Lent, Anew

This is my seventeenth Lent as an Orthodox Christian -- which means I have now been Orthodox for longer than I was not Orthodox. But this is the first year I have really looked forward to Lent. I know I need it. My life feels out of balance, drifting, directionless, turned inward. I crave the peace that comes from humility, that only the most focused, demanding spirituality can provide. I think of Saydeh's words: "Lent is a joy." Yes.

Last week I rediscovered the Audio Bible I bought for Rob years ago. I decided to start it from the beginning. At first I found Jon Sherberg's voice uncannily dramatic, distracting. But after the first handful of chapters, I didn't hear his voice at all -- just the stories. Wow. It's been decades since I heard some of them, and it's as if I'm hearing them for the first time. They floated back to me in clumps as we sang the Canon of St. Andrew last week:

  • I have rivaled in transgression Adam the first-formed man, and I have found myself stripped naked of God, of the eternal Kingdom and its joy, because of my sins.
  • The Lord once rained down fire from heaven and consumed the land of Sodom. O my soul, flee like Lot to the mountain, and take refuge in Zoar before it is too late.
  • Leah is action, for she had many children; and Rachel is knowledge, for she endured great toil.  For without toil, O my soul, neither action nor contemplation will succeed.
  • Once Joseph was cast into a pit, O Lord and Master, as a figure of Thy Burial and Resurrection.  But what offering such as this shall I ever make to Thee?
  • David, the forefather of God, once sinned doubly, pierced with the arrow of adultery and the spear of murder. But thou, my soul, art more gravely sick than he, for worse than any acts are the impulses of thy will.
  • I have put before thee, my soul, Moses' account of the creation of the world, and after that all the recognized Scriptures that tell thee the story of the righteous and the wicked.  But thou, my soul, hast followed the second of these, not the first, and hast sinned against God.

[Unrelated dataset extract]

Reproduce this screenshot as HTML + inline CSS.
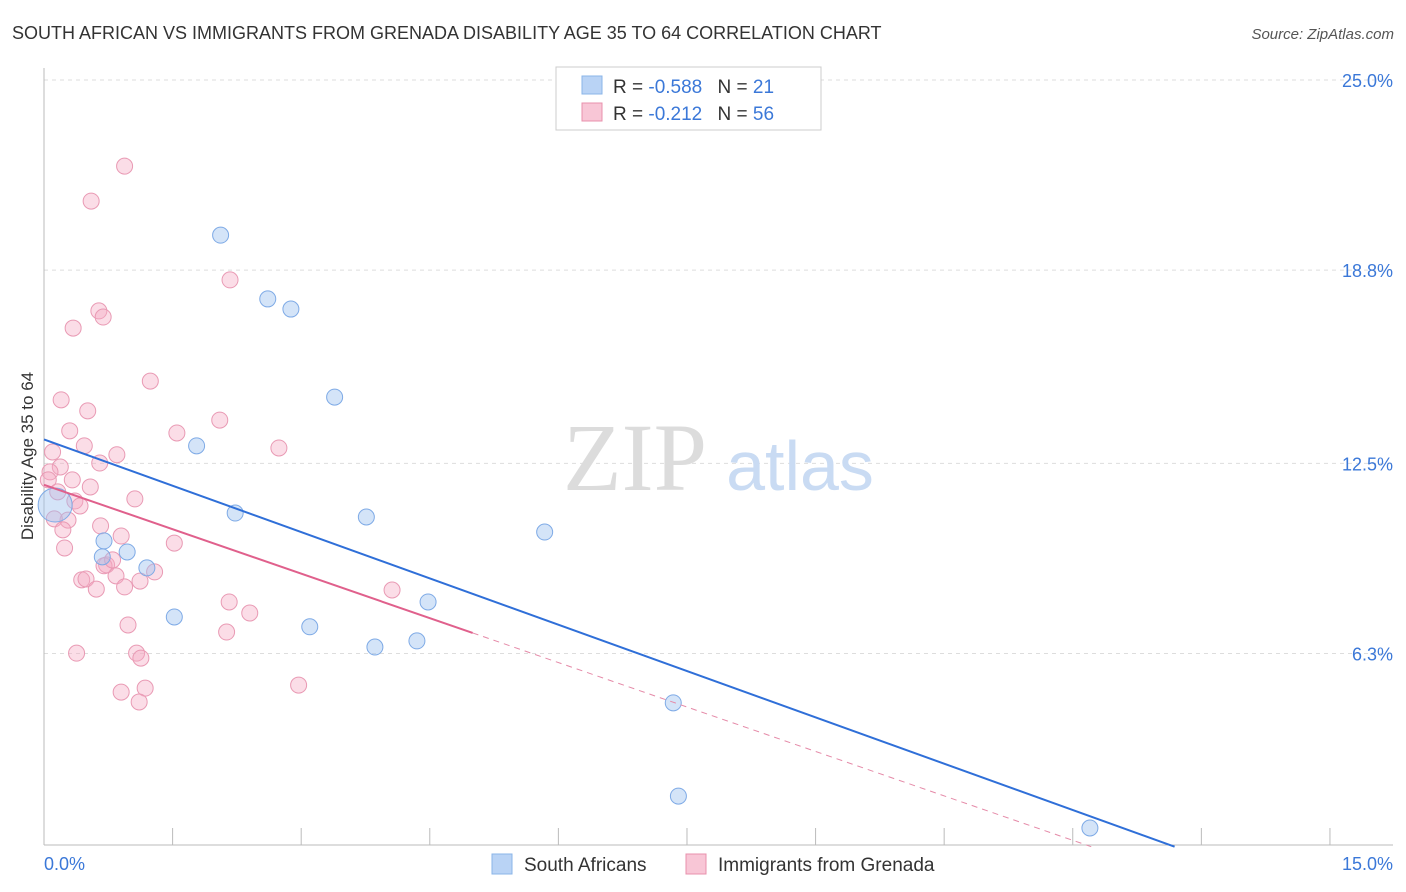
<!DOCTYPE html>
<html><head><meta charset="utf-8"><style>
body{margin:0;background:#fff;font-family:"Liberation Sans",sans-serif}
</style></head><body>
<svg width="1406" height="892" xmlns="http://www.w3.org/2000/svg" style="display:block">
<text x="12" y="39" font-size="18" fill="#333">SOUTH AFRICAN VS IMMIGRANTS FROM GRENADA DISABILITY AGE 35 TO 64 CORRELATION CHART</text>
<text x="1394" y="39" font-size="15" fill="#555" text-anchor="end" font-style="italic">Source: ZipAtlas.com</text>
<g id="grid"></g>
<text x="635" y="490" font-size="96" fill="#dcdcdc" text-anchor="middle" font-family="Liberation Serif, serif">ZIP</text>
<text x="800" y="490" font-size="70" fill="#c9dbf3" text-anchor="middle">atlas</text>
<g id="marks"></g>
<text transform="translate(33,456) rotate(-90)" font-size="17" fill="#333" text-anchor="middle">Disability Age 35 to 64</text>
<text x="44" y="870" font-size="18" fill="#3b78d8">0.0%</text>
<text x="1393" y="870" font-size="18" fill="#3b78d8" text-anchor="end">15.0%</text>
<g>
<rect x="556" y="67" width="265" height="63" fill="#fff" stroke="#ccc"/>
<rect x="582" y="76" width="20" height="18" fill="#b9d3f5" stroke="#8ab4e8"/>
<rect x="582" y="103" width="20" height="18" fill="#f8c6d6" stroke="#e890ac"/>
<text x="613" y="93" font-size="19" fill="#333">R = <tspan fill="#3b78d8">-0.588</tspan>   <tspan dx="10">N = </tspan><tspan fill="#3b78d8">21</tspan></text>
<text x="613" y="120" font-size="19" fill="#333">R =  <tspan fill="#3b78d8">-0.212</tspan>   <tspan dx="10">N = </tspan><tspan fill="#3b78d8">56</tspan></text>
</g>
<g>
<rect x="492" y="854" width="20" height="20" fill="#b9d3f5" stroke="#8ab4e8"/>
<text x="524" y="871" font-size="19" fill="#333">South Africans</text>
<rect x="686" y="854" width="20" height="20" fill="#f8c6d6" stroke="#e890ac"/>
<text x="718" y="871" font-size="19" fill="#333">Immigrants from Grenada</text>
</g>
</svg>
<script>
const yTicks=[25.0,18.8,12.5,6.3];
const yTickLabels=["25.0%","18.8%","12.5%","6.3%"];
const xTicks=[1.5,3,4.5,6,7.5,9,10.5,12,13.5,15];
const blueX=[2.06,2.61,2.88,3.39,1.78,2.23,3.76,5.84,0.70,0.97,0.68,1.20,1.52,3.10,4.48,3.86,4.35,7.34,7.40,12.20,0.13];
const blueY=[19.94,17.86,17.53,14.66,13.07,10.88,10.75,10.26,9.97,9.61,9.45,9.09,7.49,7.17,7.98,6.51,6.71,4.69,1.65,0.61,11.14];
const blueBig=[0,0,0,0,0,0,0,0,0,0,0,0,0,0,0,0,0,0,0,0,1];
const pinkX=[0.94,0.55,2.17,0.34,0.64,0.69,1.24,0.20,0.51,2.05,0.30,1.55,0.47,2.74,0.85,0.65,0.10,0.19,0.07,0.05,0.33,0.54,0.36,1.06,0.42,0.28,0.12,0.22,0.66,0.90,1.52,0.24,0.73,1.29,0.84,0.44,0.49,1.12,0.61,0.94,4.06,2.16,2.40,0.98,2.13,0.38,1.08,1.13,2.97,1.18,0.90,1.11,0.70,0.16,0.80];
const pinkY=[22.19,21.05,18.48,16.91,17.47,17.27,15.18,14.57,14.21,13.91,13.56,13.49,13.07,13.00,12.78,12.51,12.87,12.38,12.22,11.96,11.96,11.73,11.27,11.34,11.11,10.65,10.69,10.33,10.46,10.13,9.90,9.74,9.19,8.96,8.83,8.70,8.73,8.66,8.40,8.47,8.37,7.98,7.62,7.23,7.00,6.31,6.31,6.15,5.27,5.17,5.04,4.72,9.16,11.57,9.35];
const blueTrend=[13.28,-1.007];  // intercept, slope
const pinkTrend=[11.80,-0.966];
const pinkSolidEnd=5.0;
const NS="http://www.w3.org/2000/svg";
const X=v=>44+v*85.73, Y=v=>846.7-v*30.67;
function mk(tag,attrs,parent){const e=document.createElementNS(NS,tag);for(const k in attrs)e.setAttribute(k,attrs[k]);parent.appendChild(e);return e;}
const grid=document.getElementById('grid'), marks=document.getElementById('marks');
yTicks.forEach((t,i)=>{
 const l=mk('line',{x1:44,x2:1393,y1:Y(t),y2:Y(t),stroke:'#ddd','stroke-dasharray':'4,4'},grid);
 
 
 const tx=mk('text',{x:1393,y:Y(t)+7,'font-size':18,fill:'#3b78d8','text-anchor':'end'},grid);
 tx.textContent=yTickLabels[i];
 
 
});
const ax=mk('line',{x1:44,x2:44,y1:68,y2:845,stroke:'#bbb'},grid);


const bx=mk('line',{x1:44,x2:1393,y1:845,y2:845,stroke:'#bbb'},grid);


xTicks.forEach(t=>{
 const l=mk('line',{x1:X(t),x2:X(t),y1:828,y2:845,stroke:'#bbb'},grid);
 
 
});
pinkX.forEach((v,i)=>{
 const c=mk('circle',{cx:X(v),cy:Y(pinkY[i]),r:8,fill:'rgba(244,170,196,0.4)',stroke:'#e99ab4','stroke-width':1},marks);
 
 
});
blueX.forEach((v,i)=>{
 const c=mk('circle',{cx:X(v),cy:Y(blueY[i]),r:blueBig[i]?17:8,fill:'rgba(160,195,240,0.45)',stroke:'#7eaae6','stroke-width':1},marks);
 
 
});
const bEnd=-blueTrend[0]/blueTrend[1];
const bl=mk('line',{x1:X(0),y1:Y(blueTrend[0]),x2:X(bEnd),y2:Y(0),stroke:'#2f6fd8','stroke-width':2},marks);


const pEnd=-pinkTrend[0]/pinkTrend[1];
const py=x=>pinkTrend[0]+pinkTrend[1]*x;
const pl=mk('line',{x1:X(0),y1:Y(py(0)),x2:X(pinkSolidEnd),y2:Y(py(pinkSolidEnd)),stroke:'#e0608c','stroke-width':2},marks);


const pd=mk('line',{x1:X(pinkSolidEnd),y1:Y(py(pinkSolidEnd)),x2:X(pEnd),y2:Y(0),stroke:'#e58aa8','stroke-width':1,'stroke-dasharray':'6,5'},marks);


</script>
</body></html>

About halfway through the 90-minute service on Tuesday, I finally started to pray, really pray. And just then, I caught the eye of a tiny baby who was nestled in a blanket on the floor, on the other side of the wooden lectern where my music rested. As I bowed and reached for the floor with my fingertips, she gave me the full-body smile only a baby can deliver, and I had to smile back. There is joy, too, even in the midst of repentance. Maybe the repentance is what brings the joy in the first place.